Rental Market News – How Will Nov Elections Shape Market?
We’re just days away from the November 2022 election and although most media outlets are focusing on Senate rates, the reality is that the next election is poised to be a decisive election that shapes the rental market in California for years to come.
In this article, we will share with you information on ballot measures across California that could radically shape our rental market.
2022 Ballot Measures
Rent Control in Pasadena
California limits how broadly cities can apply rent controls, including through a law known as the Costa-Hawkins Rental Housing Act, which prohibits rent control for single-family homes and condos and buildings built after 1995. But new rent control policies pop up perennially in different forms.

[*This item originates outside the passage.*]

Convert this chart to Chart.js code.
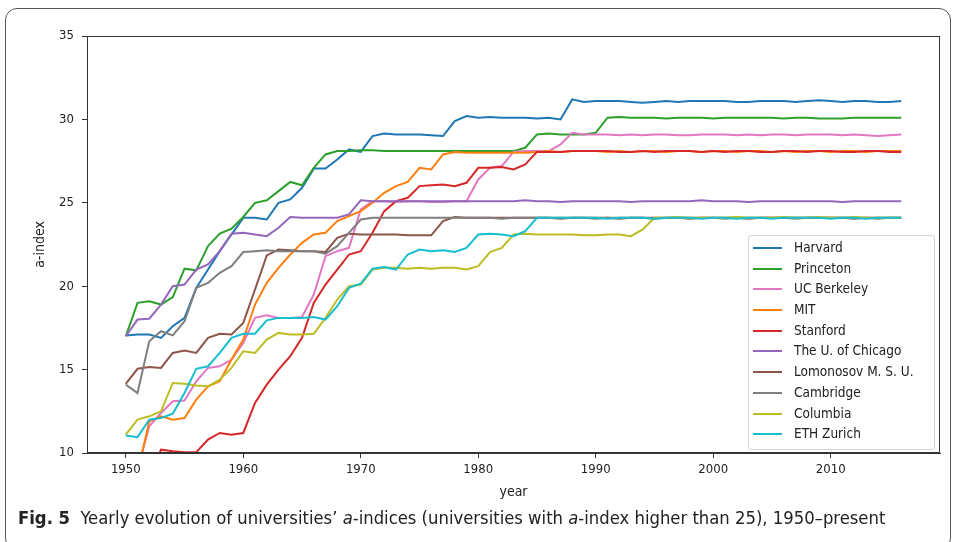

Voters faced statewide referendums aimed at expanding rent control in 2018 and 2020 — and rejected them both times. But state legislators passed a form of rent stabilization in 2019, setting statewide limits on how much landlords can increase rent every year.
This year, residents of Pasadena, in Los Angeles County, will vote on Measure H, which would establish a local rent control policy, require landlords to provide a “just cause” when they seek to evict tenants and create a local registry of rented units to track rental housing costs. The policy would set the maximum yearly rent increase at 75 percent of inflation — which would typically mean between a 2 and 3 percent increase per year, according to the measure’s supporters.
In a published argument against the measure, a group of residents and former officials, including a Pasadena mayor, said Measure H would be overly burdensome, expensive to administer and unnecessary because of statewide protections adopted in 2019. A rebuttal to that argument, signed by another group of residents — including a different former Pasadena mayor — says statewide protections aren’t enough. “Pasadena renters need protection against unfair evictions and rent hikes,” they wrote. “Opponents cite a temporary state law that allows rent to go up by as much as 10 percent per year. That’s too much!”
Record-Breaking Bond Proposal in Berkeley
Voters in Berkeley will decide whether to support a $650 million bond sale backed by Mayor Jesse Arreguín, which would fund a range of improvements to streets and dedicate $200 million to affordable housing programs. Arreguín has pitched the bond measure, the biggest in the city’s history, as a supplement to Measure O, a $135 million housing bond approved by voters in 2018. That measure dedicates local funds to help create some 900 new affordable housing units.
Arreguín, whose office didn’t respond to a request for an interview, wrote in an op-ed in Berkeleyside that Measure L would help support 1,700 new housing units, calling it “a transformational investment to help fulfill our commitment to a diverse and inclusive community.”
California cities have been floating larger and larger bond measures, with mixed success. In 2018, San Jose — a city nearly 10 times the size of Berkeley — passed its own record-setting $650 million bond measure. But a separate housing bond of $450 million failed the same year. A group in San Diego organized a $900 million housing bond in 2020. But while a majority of voters pulled the lever in favor of the measure, it didn’t meet the necessary two-thirds threshold to pass. L.A. voters approved a $1.2 billion housing bond in 2016, but as Bloombergreported earlier this year, about half the bonds have yet to be sold.
Pre-Approving Housing in Sacramento
In Sacramento, voters will be asked to approve Measure D, which would authorize the government to build low-income housing units equivalent to 1 percent of the city’s overall housing stock each year. The measure wouldn’t pay for the units or determine where they’d be built. Proponents of Measure D wrote in an official argument that it “simply continues to allow the County and cities to access funding streams and partner with local non-profits to provide sorely needed affordable housing for families, seniors, and people with disabilities.” No argument against the measure was published.
Ballot questions like Measure D exist because, in California, cities need official sanction from their residents just to be legally allowed to build publicly funded “low-rent housing projects.” That’s because of Article 34, a provision of the state constitution that was added in the middle of the 20th century and used for decades afterwards to prevent the construction of affordable housing. Article 34 is deeply entwined with a history of racial segregation in California cities, and advocates have been trying to get rid of it for years. California voters could get a chance to repeal Article 34 in 2024 — by a statewide ballot referendum.